Data records =>
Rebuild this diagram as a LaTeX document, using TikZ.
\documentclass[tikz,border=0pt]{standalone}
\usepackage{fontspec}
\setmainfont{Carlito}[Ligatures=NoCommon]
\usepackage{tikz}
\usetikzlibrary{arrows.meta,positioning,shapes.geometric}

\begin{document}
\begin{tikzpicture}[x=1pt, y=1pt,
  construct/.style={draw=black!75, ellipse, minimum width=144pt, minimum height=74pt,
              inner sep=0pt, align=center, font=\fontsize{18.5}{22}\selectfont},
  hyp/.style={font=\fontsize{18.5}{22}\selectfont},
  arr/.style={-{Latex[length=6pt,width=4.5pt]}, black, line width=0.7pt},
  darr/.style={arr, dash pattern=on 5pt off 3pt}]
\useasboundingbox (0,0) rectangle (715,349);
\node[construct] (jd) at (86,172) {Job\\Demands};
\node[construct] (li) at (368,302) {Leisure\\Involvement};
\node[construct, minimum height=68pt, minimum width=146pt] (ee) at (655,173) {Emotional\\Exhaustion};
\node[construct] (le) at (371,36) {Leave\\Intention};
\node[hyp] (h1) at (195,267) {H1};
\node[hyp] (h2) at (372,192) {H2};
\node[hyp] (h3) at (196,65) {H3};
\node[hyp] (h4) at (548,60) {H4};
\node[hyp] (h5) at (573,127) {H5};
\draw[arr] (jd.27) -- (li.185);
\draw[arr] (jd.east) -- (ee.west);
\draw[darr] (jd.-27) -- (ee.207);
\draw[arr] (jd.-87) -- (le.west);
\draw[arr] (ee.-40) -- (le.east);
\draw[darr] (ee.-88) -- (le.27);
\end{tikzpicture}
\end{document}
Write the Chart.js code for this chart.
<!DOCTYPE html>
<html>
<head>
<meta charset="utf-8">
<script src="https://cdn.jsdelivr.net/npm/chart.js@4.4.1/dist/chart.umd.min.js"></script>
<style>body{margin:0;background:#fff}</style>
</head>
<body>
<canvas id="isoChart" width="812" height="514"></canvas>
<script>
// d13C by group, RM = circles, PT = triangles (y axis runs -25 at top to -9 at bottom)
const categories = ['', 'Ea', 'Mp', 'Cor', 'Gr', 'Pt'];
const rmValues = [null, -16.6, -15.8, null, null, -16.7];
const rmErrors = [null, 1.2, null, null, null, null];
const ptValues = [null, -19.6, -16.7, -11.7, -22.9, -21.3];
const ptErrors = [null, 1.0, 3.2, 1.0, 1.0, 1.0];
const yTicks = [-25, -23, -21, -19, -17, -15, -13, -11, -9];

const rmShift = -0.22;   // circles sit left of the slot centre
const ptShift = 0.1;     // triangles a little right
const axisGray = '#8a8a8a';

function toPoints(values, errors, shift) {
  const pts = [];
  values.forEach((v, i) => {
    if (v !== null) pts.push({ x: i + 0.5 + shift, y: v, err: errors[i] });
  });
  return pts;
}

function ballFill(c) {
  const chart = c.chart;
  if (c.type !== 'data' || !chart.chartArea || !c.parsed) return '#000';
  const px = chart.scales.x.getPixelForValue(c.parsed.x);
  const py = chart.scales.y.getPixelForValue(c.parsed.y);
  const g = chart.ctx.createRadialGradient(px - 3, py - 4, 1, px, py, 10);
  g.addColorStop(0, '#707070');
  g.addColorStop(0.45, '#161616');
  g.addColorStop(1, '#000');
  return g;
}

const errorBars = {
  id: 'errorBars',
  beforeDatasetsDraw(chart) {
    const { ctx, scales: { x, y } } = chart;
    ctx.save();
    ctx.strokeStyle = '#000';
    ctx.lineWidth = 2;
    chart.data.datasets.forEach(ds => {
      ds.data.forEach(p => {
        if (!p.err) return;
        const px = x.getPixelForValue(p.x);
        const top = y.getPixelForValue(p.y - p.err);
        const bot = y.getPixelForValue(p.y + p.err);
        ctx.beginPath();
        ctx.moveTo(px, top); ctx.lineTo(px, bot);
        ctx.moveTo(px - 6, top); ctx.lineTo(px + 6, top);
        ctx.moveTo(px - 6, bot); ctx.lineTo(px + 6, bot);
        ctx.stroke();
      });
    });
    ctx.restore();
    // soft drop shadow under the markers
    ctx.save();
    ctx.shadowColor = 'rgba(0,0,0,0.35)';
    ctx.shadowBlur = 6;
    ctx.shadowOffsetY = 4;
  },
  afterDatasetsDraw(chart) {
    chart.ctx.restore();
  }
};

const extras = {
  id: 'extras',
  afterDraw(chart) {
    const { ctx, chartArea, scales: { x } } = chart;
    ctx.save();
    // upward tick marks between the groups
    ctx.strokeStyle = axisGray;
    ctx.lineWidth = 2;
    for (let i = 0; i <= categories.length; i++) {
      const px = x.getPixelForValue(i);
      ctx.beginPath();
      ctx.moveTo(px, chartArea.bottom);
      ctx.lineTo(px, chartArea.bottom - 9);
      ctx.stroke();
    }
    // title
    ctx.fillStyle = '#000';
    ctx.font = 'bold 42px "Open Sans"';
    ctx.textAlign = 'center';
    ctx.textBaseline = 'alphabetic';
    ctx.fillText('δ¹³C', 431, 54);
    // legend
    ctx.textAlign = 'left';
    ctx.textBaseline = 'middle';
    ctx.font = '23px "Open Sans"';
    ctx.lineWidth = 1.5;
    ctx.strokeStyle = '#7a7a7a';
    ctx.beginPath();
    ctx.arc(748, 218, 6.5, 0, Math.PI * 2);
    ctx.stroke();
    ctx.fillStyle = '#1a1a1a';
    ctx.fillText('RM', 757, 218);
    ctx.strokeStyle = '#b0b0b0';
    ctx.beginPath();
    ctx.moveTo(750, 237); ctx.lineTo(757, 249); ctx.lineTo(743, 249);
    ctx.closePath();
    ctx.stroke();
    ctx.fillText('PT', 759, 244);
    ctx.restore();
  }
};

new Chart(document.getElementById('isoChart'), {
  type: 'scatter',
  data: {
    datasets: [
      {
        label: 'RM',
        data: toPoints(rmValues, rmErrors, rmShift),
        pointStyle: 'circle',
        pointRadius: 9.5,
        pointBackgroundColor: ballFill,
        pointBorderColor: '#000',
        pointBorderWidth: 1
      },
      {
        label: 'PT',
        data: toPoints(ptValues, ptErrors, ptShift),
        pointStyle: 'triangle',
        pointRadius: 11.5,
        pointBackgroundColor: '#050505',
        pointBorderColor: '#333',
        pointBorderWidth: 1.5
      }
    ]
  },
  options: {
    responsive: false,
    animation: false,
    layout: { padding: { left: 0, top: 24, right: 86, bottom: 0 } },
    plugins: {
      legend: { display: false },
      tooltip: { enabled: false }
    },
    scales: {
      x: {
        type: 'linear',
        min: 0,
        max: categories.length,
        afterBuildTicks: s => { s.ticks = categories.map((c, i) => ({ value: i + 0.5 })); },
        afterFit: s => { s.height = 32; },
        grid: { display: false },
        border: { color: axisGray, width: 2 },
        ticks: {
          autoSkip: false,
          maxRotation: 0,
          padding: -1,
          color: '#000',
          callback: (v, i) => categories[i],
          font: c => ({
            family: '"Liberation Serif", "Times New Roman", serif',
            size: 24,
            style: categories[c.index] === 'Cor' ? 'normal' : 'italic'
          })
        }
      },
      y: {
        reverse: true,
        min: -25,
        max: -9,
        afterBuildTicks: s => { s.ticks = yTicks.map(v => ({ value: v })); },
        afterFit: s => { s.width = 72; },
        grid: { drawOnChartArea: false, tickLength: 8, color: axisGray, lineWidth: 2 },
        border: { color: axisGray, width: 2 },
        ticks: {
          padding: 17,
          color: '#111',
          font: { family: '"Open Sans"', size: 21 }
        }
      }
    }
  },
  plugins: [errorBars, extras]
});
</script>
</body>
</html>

Your task => Where a line above includes "this", copy that line.

Worked solution =>
Rebuild this diagram as a LaTeX document, using TikZ.
Write the Chart.js code for this chart.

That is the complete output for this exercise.